> Stated task:
Extract all lines that hold "with" from the records below.

> Supplied data:
• • • • •

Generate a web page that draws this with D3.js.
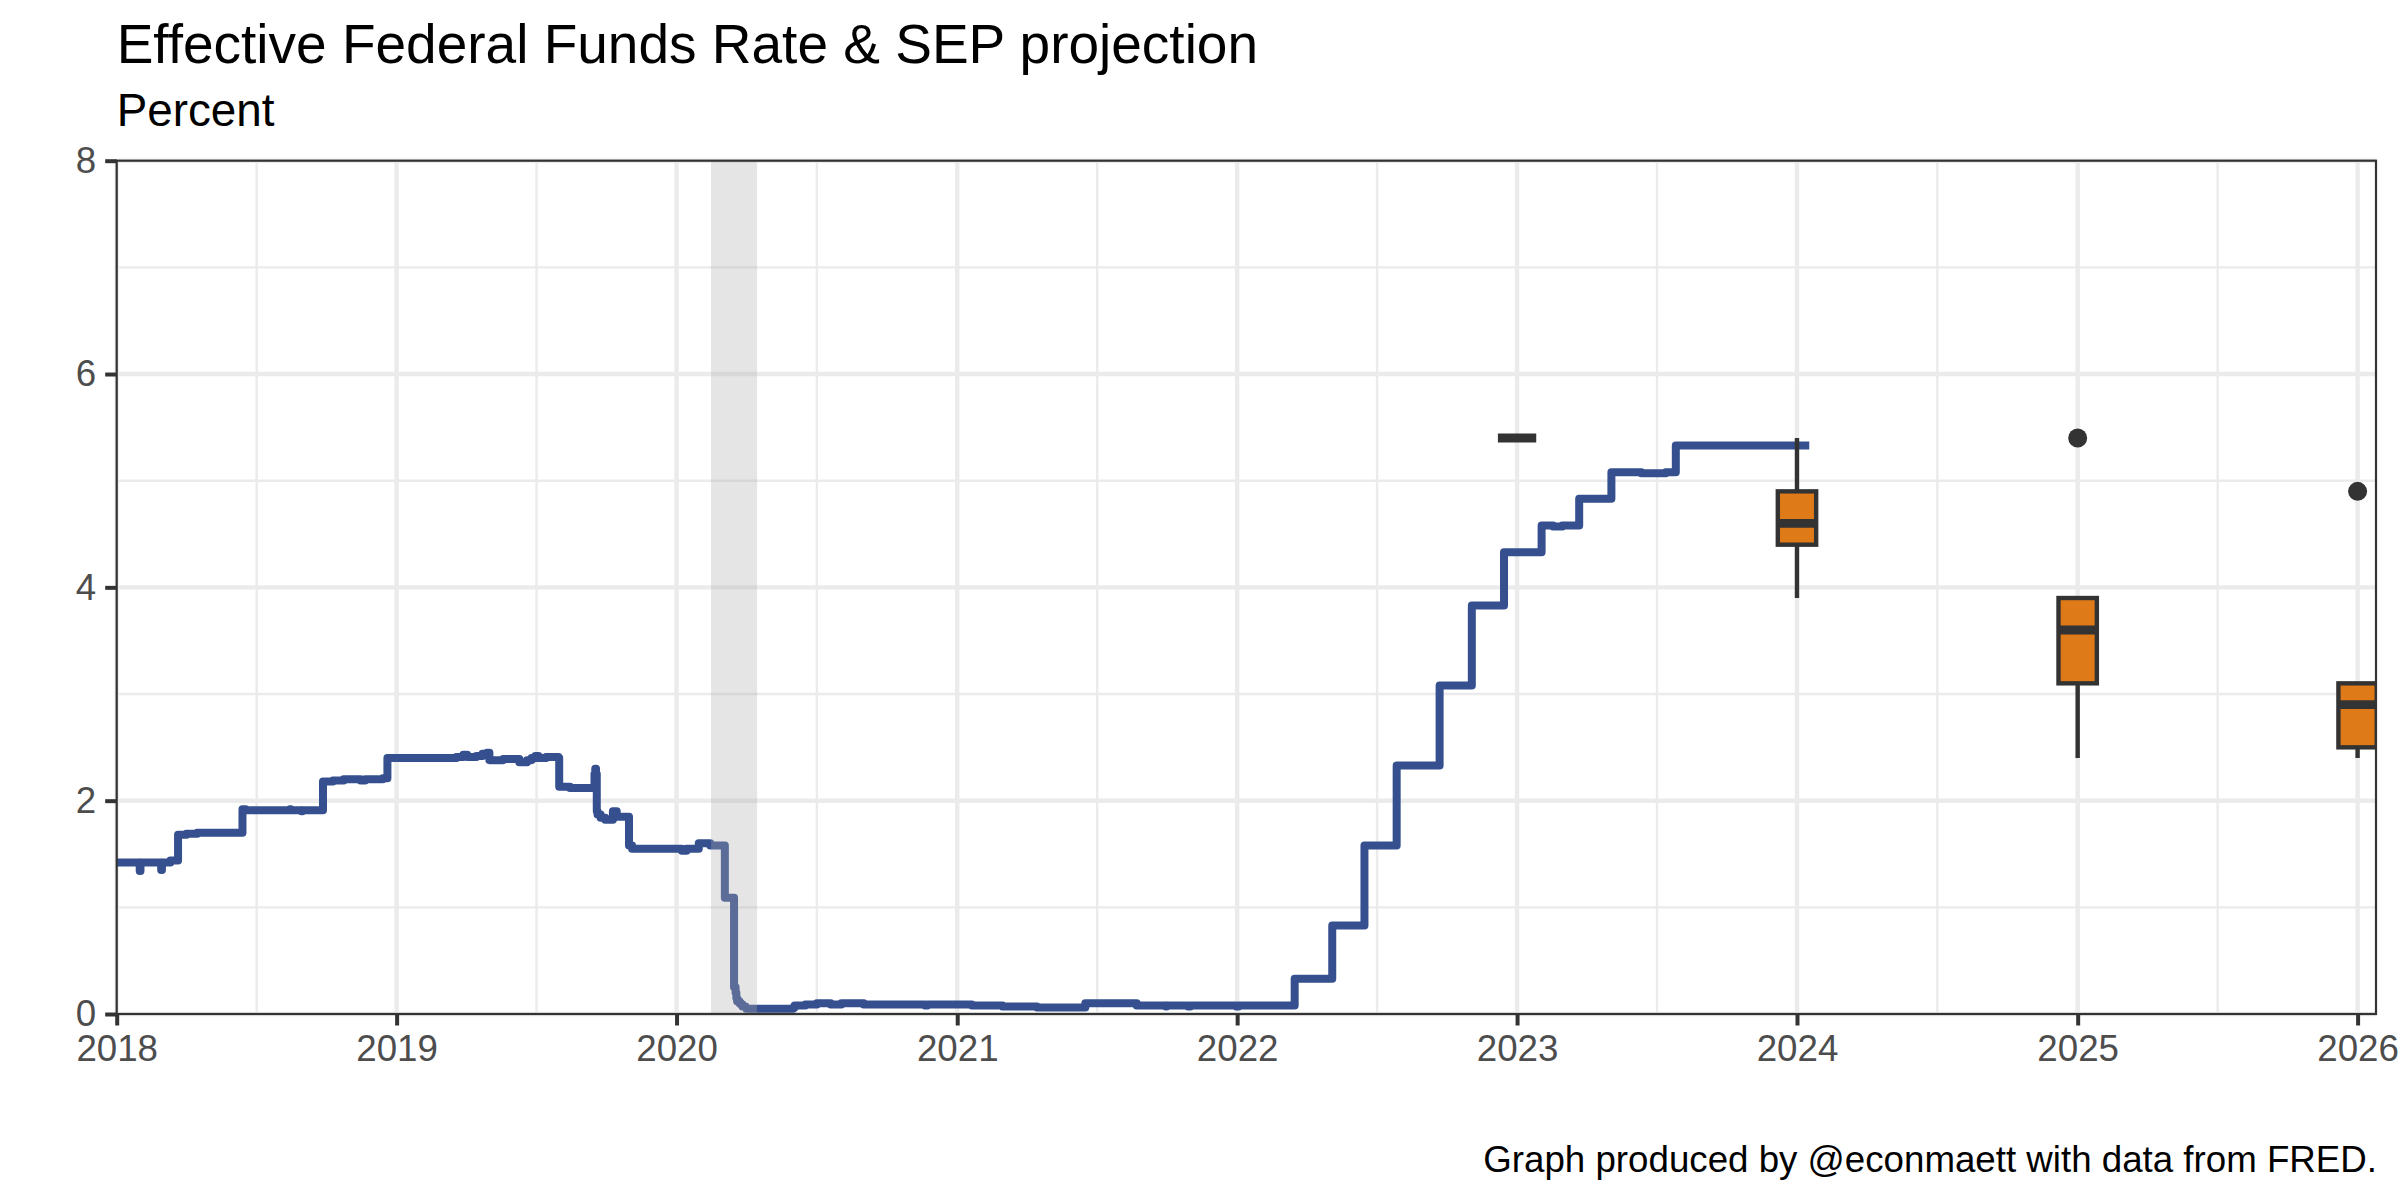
<!DOCTYPE html>
<html>
<head>
<meta charset="utf-8">
<script src="https://cdn.jsdelivr.net/npm/d3@7"></script>
<style>
  body { margin: 0; background: #fff; }
  svg text { font-family: "Liberation Sans", Arial, sans-serif; }
</style>
</head>
<body>
<div id="chart"></div>
<script>
// effective fed funds rate, change points (step after)
const effrDates = [
  "2018-01-01", "2018-01-31", "2018-02-01", "2018-02-28", "2018-03-01", "2018-03-12",
  "2018-03-22", "2018-04-02", "2018-04-16", "2018-06-14", "2018-06-18", "2018-08-15",
  "2018-08-16", "2018-08-30", "2018-08-31", "2018-09-27", "2018-10-10", "2018-10-24",
  "2018-11-15", "2018-11-21", "2018-12-14", "2018-12-20", "2019-03-20", "2019-03-29",
  "2019-04-03", "2019-04-15", "2019-04-23", "2019-04-29", "2019-05-02", "2019-05-20",
  "2019-06-10", "2019-06-20", "2019-06-26", "2019-07-01", "2019-07-05", "2019-07-15",
  "2019-07-31", "2019-08-01", "2019-08-15", "2019-09-16", "2019-09-17", "2019-09-18",
  "2019-09-19", "2019-09-20", "2019-09-24", "2019-09-30", "2019-10-10", "2019-10-15",
  "2019-10-31", "2019-11-04", "2020-01-08", "2020-01-14", "2020-01-30", "2020-02-14",
  "2020-03-04", "2020-03-16", "2020-03-18", "2020-03-19", "2020-03-20", "2020-03-23",
  "2020-03-25", "2020-03-27", "2020-03-31", "2020-04-01", "2020-06-01", "2020-06-03",
  "2020-06-17", "2020-07-02", "2020-07-20", "2020-08-03", "2020-09-01", "2020-11-20",
  "2020-11-23", "2021-01-20", "2021-02-10", "2021-03-01", "2021-04-15", "2021-05-10",
  "2021-06-17", "2021-08-23", "2021-09-30", "2021-10-01", "2021-10-29", "2021-11-01",
  "2021-12-31", "2022-01-03", "2022-03-17", "2022-05-05", "2022-06-16", "2022-07-28",
  "2022-09-22", "2022-11-03", "2022-12-15", "2023-02-02", "2023-02-17", "2023-03-01",
  "2023-03-23", "2023-05-04", "2023-06-12", "2023-07-14", "2023-07-27", "2024-01-17"
];
const effrValues = [
  1.42, 1.34, 1.42, 1.35, 1.42, 1.44,
  1.68, 1.69, 1.70, 1.92, 1.91, 1.92,
  1.91, 1.90, 1.91, 2.18, 2.19, 2.20,
  2.19, 2.20, 2.21, 2.40, 2.41, 2.43,
  2.41, 2.42, 2.44, 2.45, 2.38, 2.39,
  2.36, 2.38, 2.40, 2.42, 2.40, 2.41,
  2.40, 2.13, 2.12, 2.25, 2.30, 2.25,
  1.90, 1.87, 1.84, 1.82, 1.90, 1.85,
  1.58, 1.55, 1.53, 1.55, 1.60, 1.58,
  1.09, 0.25, 0.20, 0.15, 0.12, 0.10,
  0.09, 0.07, 0.06, 0.05, 0.06, 0.08,
  0.09, 0.10, 0.09, 0.10, 0.09, 0.08,
  0.09, 0.08, 0.08, 0.07, 0.06, 0.06,
  0.10, 0.08, 0.07, 0.08, 0.07, 0.08,
  0.07, 0.08, 0.33, 0.83, 1.58, 2.33,
  3.08, 3.83, 4.33, 4.58, 4.57, 4.58,
  4.83, 5.08, 5.07, 5.08, 5.33, 5.33
];

// SEP projection (Dec 2023), box stats per year
const sepYears = ["2023-01-01", "2024-01-01", "2025-01-01", "2026-01-01"];
const sepLow = [5.4, 3.9, 2.4, 2.4];
const sepQ1 = [5.4, 4.4, 3.1, 2.5];
const sepMedian = [5.4, 4.6, 3.6, 2.9];
const sepQ3 = [5.4, 4.9, 3.9, 3.1];
const sepHigh = [5.4, 5.4, 3.9, 3.1];
const sepOutliers = [[], [], [5.4], [4.9]];

// recession shading
const recessionStart = ["2020-02-15"];
const recessionEnd = ["2020-04-15"];

const yTicks = [0, 2, 4, 6, 8];
const xTickYears = [2018, 2019, 2020, 2021, 2022, 2023, 2024, 2025, 2026];

const titleText = "Effective Federal Funds Rate & SEP projection";
const subtitleText = "Percent";
const captionText = "Graph produced by @econmaett with data from FRED.";

var svg;
var x;
var y;
var margin;
const parseDate = d3.utcParse("%Y-%m-%d");

function drawChart() {
    const width = 2400;
    const height = 1200;
    margin = { top: 160.7, right: 24, bottom: 186, left: 116.7 };

    svg = d3.select("#chart").append("svg")
        .attr("width", width)
        .attr("height", height);

    x = d3.scaleUtc()
        .domain([parseDate("2018-01-01"), parseDate("2026-01-25")])
        .range([margin.left, width - margin.right]);

    y = d3.scaleLinear()
        .domain([0, 8])
        .range([height - margin.bottom, margin.top]);

    const x0 = x.range()[0], x1 = x.range()[1];
    const y0 = y.range()[0], y1 = y.range()[1];

    svg.append("clipPath").attr("id", "panel-clip")
        .append("rect")
        .attr("x", x0).attr("y", y1)
        .attr("width", x1 - x0).attr("height", y0 - y1);

    // grid
    const grid = svg.append("g");
    const minorY = d3.range(1, 8, 2);
    grid.selectAll(".gy-minor").data(minorY).join("line")
        .attr("x1", x0).attr("x2", x1)
        .attr("y1", d => y(d)).attr("y2", d => y(d))
        .attr("stroke", "#ebebeb").attr("stroke-width", 2.4);
    const yearDates = xTickYears.map(d => new Date(Date.UTC(d, 0, 1)));
    const midDates = d3.pairs(yearDates).map(p => new Date((+p[0] + +p[1]) / 2));
    grid.selectAll(".gx-minor").data(midDates).join("line")
        .attr("x1", d => x(d)).attr("x2", d => x(d))
        .attr("y1", y0).attr("y2", y1)
        .attr("stroke", "#ebebeb").attr("stroke-width", 2.4);
    grid.selectAll(".gy-major").data(yTicks).join("line")
        .attr("x1", x0).attr("x2", x1)
        .attr("y1", d => y(d)).attr("y2", d => y(d))
        .attr("stroke", "#ebebeb").attr("stroke-width", 4.4);
    grid.selectAll(".gx-major").data(yearDates).join("line")
        .attr("x1", d => x(d)).attr("x2", d => x(d))
        .attr("y1", y0).attr("y2", y1)
        .attr("stroke", "#ebebeb").attr("stroke-width", 4.4);

    const panel = svg.append("g").attr("clip-path", "url(#panel-clip)");

    // EFFR line
    const effr = effrDates.map((d, i) => ({ date: parseDate(d), value: effrValues[i] }));
    const line = d3.line()
        .x(d => x(d.date))
        .y(d => y(d.value))
        .curve(d3.curveStepAfter);
    panel.append("path")
        .datum(effr)
        .attr("d", line)
        .attr("fill", "none")
        .attr("stroke", "#36508F")
        .attr("stroke-width", 8)
        .attr("stroke-linejoin", "round");

    // SEP boxplots
    const halfDays = 25 * 24 * 3600 * 1000;
    const boxes = sepYears.map((d, i) => ({
        date: parseDate(d), low: sepLow[i], q1: sepQ1[i], med: sepMedian[i],
        q3: sepQ3[i], high: sepHigh[i], out: sepOutliers[i]
    }));
    const bx = panel.selectAll(".box").data(boxes).join("g");
    bx.append("line")
        .attr("x1", d => x(d.date)).attr("x2", d => x(d.date))
        .attr("y1", d => y(d.low)).attr("y2", d => y(d.q1))
        .attr("stroke", "#333333").attr("stroke-width", 4.4);
    bx.append("line")
        .attr("x1", d => x(d.date)).attr("x2", d => x(d.date))
        .attr("y1", d => y(d.q3)).attr("y2", d => y(d.high))
        .attr("stroke", "#333333").attr("stroke-width", 4.4);
    bx.append("rect")
        .attr("x", d => x(new Date(+d.date - halfDays)))
        .attr("width", d => x(new Date(+d.date + halfDays)) - x(new Date(+d.date - halfDays)))
        .attr("y", d => y(d.q3))
        .attr("height", d => y(d.q1) - y(d.q3))
        .attr("fill", "#DF7A18")
        .attr("stroke", "#333333").attr("stroke-width", 4.4);
    bx.append("line")
        .attr("x1", d => x(new Date(+d.date - halfDays)))
        .attr("x2", d => x(new Date(+d.date + halfDays)))
        .attr("y1", d => y(d.med)).attr("y2", d => y(d.med))
        .attr("stroke", "#333333").attr("stroke-width", 8.8);
    bx.selectAll("circle").data(d => d.out.map(v => ({ date: d.date, v: v }))).join("circle")
        .attr("cx", d => x(d.date)).attr("cy", d => y(d.v))
        .attr("r", 9.5).attr("fill", "#333333");

    // recession
    panel.selectAll(".rec").data(recessionStart).join("rect")
        .attr("x", d => x(parseDate(d)))
        .attr("width", (d, i) => x(parseDate(recessionEnd[i])) - x(parseDate(d)))
        .attr("y", y1).attr("height", y0 - y1)
        .attr("fill", "#ababab").attr("fill-opacity", 0.31);

    // border
    svg.append("rect")
        .attr("x", x0).attr("y", y1)
        .attr("width", x1 - x0).attr("height", y0 - y1)
        .attr("fill", "none").attr("stroke", "#333333").attr("stroke-width", 2.2);

    updateAxis(y0, x0);

    // texts
    svg.append("text")
        .attr("x", x0).attr("y", 63)
        .attr("font-size", 55).attr("fill", "#000")
        .text(titleText);
    svg.append("text")
        .attr("x", x0).attr("y", 126)
        .attr("font-size", 45.8).attr("fill", "#000")
        .text(subtitleText);
    svg.append("text")
        .attr("x", x1 + 1).attr("y", 1172)
        .attr("text-anchor", "end")
        .attr("font-size", 36.7).attr("fill", "#000")
        .text(captionText);
}

function updateAxis(bottom, left) {
    const xAxis = d3.axisBottom(x)
        .tickValues(xTickYears.map(d => new Date(Date.UTC(d, 0, 1))))
        .tickFormat(d3.utcFormat("%Y"))
        .tickSize(11.5)
        .tickPadding(9);
    const yAxis = d3.axisLeft(y)
        .tickValues(yTicks)
        .tickFormat(d3.format("d"))
        .tickSize(11.5)
        .tickPadding(9);

    const gx = svg.append("g")
        .attr("class", "x-axis")
        .attr("transform", `translate(0,${bottom})`)
        .call(xAxis);
    const gy = svg.append("g")
        .attr("class", "y-axis")
        .attr("transform", `translate(${left},0)`)
        .call(yAxis);

    [gx, gy].forEach(g => {
        g.select(".domain").remove();
        g.selectAll(".tick line").attr("stroke", "#333333").attr("stroke-width", 4);
        g.selectAll(".tick text")
            .attr("fill", "#4d4d4d")
            .attr("font-size", 36.7)
            .attr("font-family", "Liberation Sans, Arial, sans-serif");
    });
}

document.addEventListener("DOMContentLoaded", () => {
    drawChart();
});
</script>
</body>
</html>
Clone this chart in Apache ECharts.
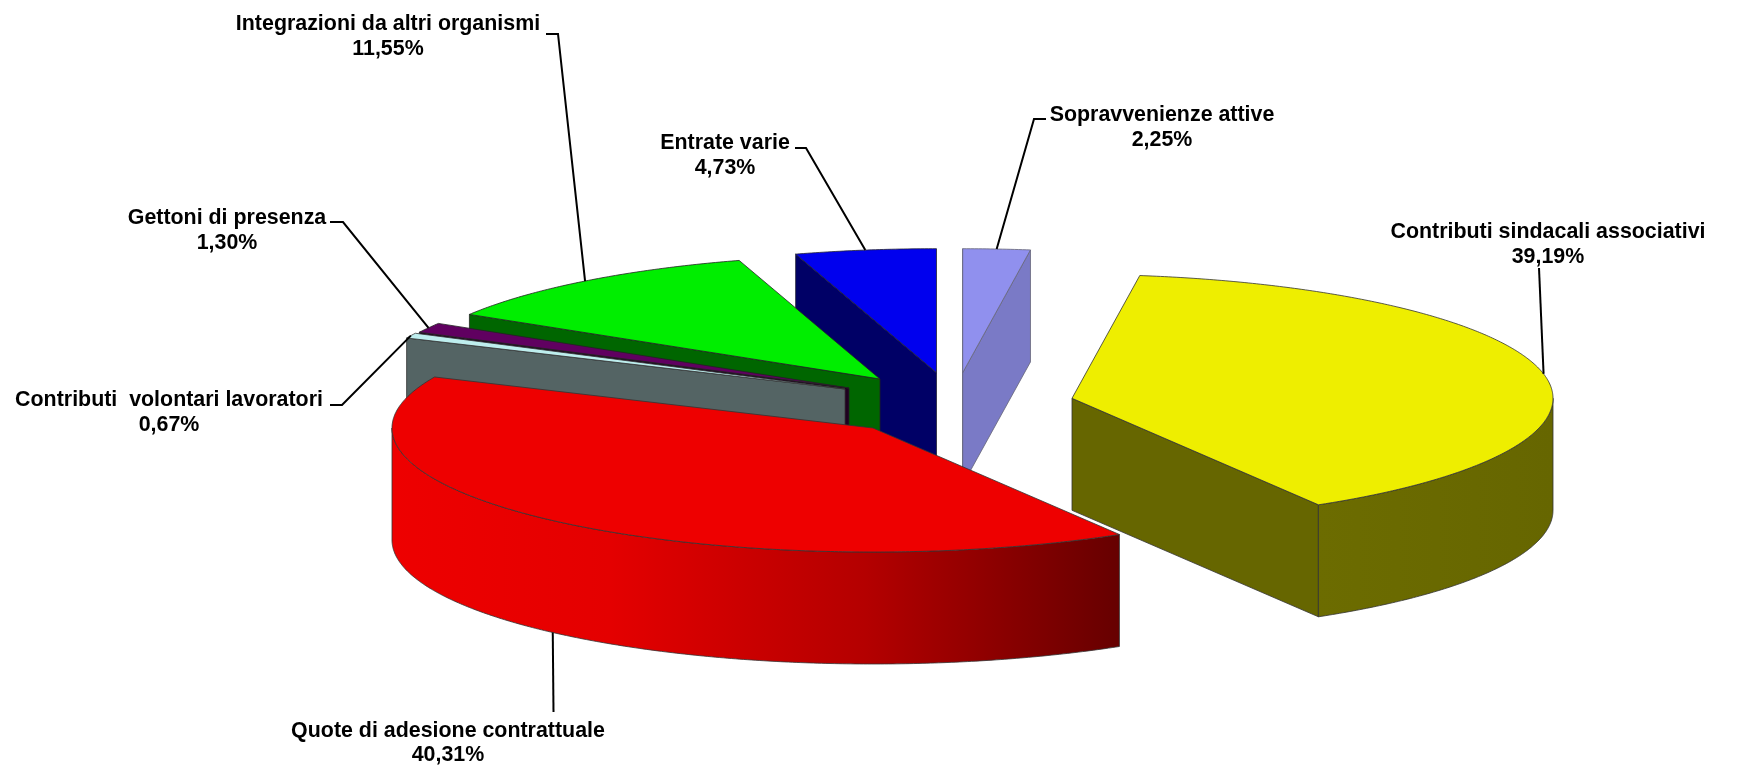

• • • • •

> Result of this task:
Generate a web page that draws this with D3.js.
const captionText = "Graph produced by @econmaett with data from FRED.";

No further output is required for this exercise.